A single-chaining hash table is easy to code, but may not constitute the best hash table for a particular data item or key type.
Defining the "least-recently-used" property by order in a fixed-size
doubly-length list might not be as fast as one would wish,
or as easy to code.
Using a doubly-linked list as a circular buffer might work.
The "tail" of the list is just head.next
, so once the cache
is full, a new datum replaces the datum at head.next
,
and becomes the new head.
It's possible that a fixed-size array or slice,
treated as a circular buffer would work well.
My rationalizations about a single CacheItem
container could
tip in favor of a Go slice of pointers, even for very large
numbers of cache items.
Coding might be easier, and memory usage might go down.
This problem appears in the "Hash Tables" chapter of the Daily Coding Problem book They show an approximately 65-line Python solution, but only the class definitions, no invocation scaffolding.
- Standard library-based implementation. Not at all sure what language this is in.
- C++ STL implementation.
- Python
All 3 of these other implementations use the same hash table and queue cache implementation. They all use some standard library data types to do the hash table and doubly-linked list. They all have less than 20% of the lines of code I ended up with. I just might have failed this interview question.
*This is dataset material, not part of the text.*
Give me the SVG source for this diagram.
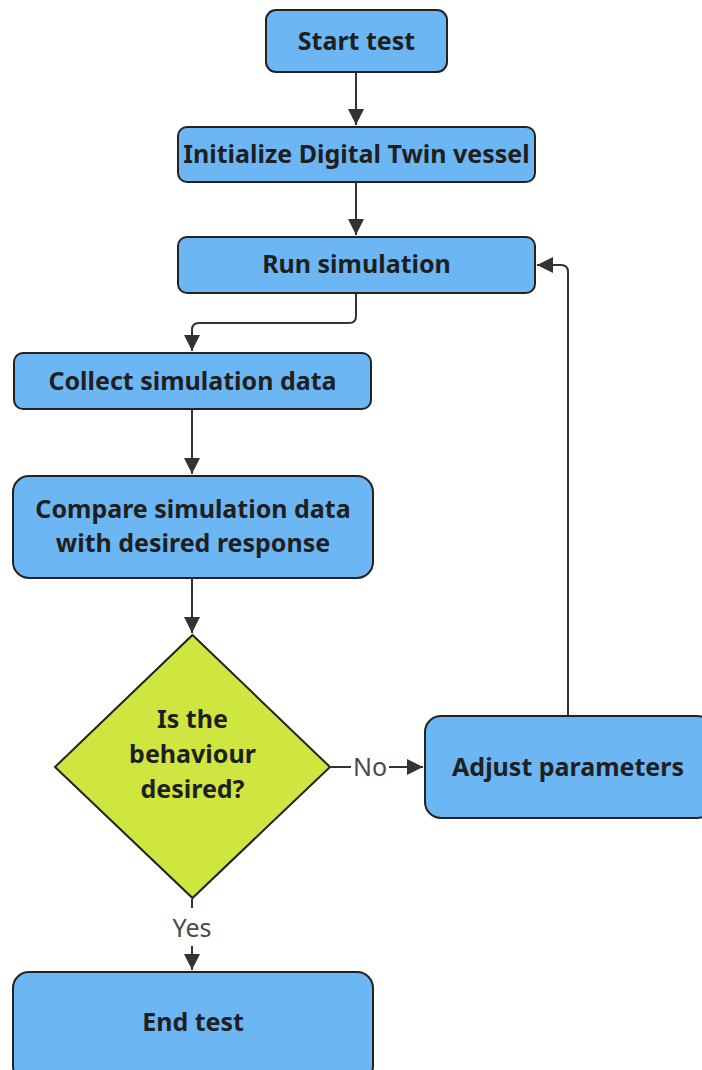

To see if Go can do an equally succinct version of an LRU cache
if the programmer exploits standard library code,
I wrote a 78-line version that exploits
Go's "map" data type, and a standard package doubly-linked list
container.
Even here, I used the doubly-linked list container *list.Element
as the data type stored in the map,
mainly due to the list.Remove
and list.MoveToFront
methods
of the doubly-linked list package.
This version does have drawbacks:
- Not clear how efficient the map data type is.
- Not clear that the
list.Remove
item is O(1). It might actually walk the list to remove the item, although that probably isn't true.
These objections might hold for any of the LRU caches that exploit standard library or package or template code, and boil down to objecting to a black box implementation.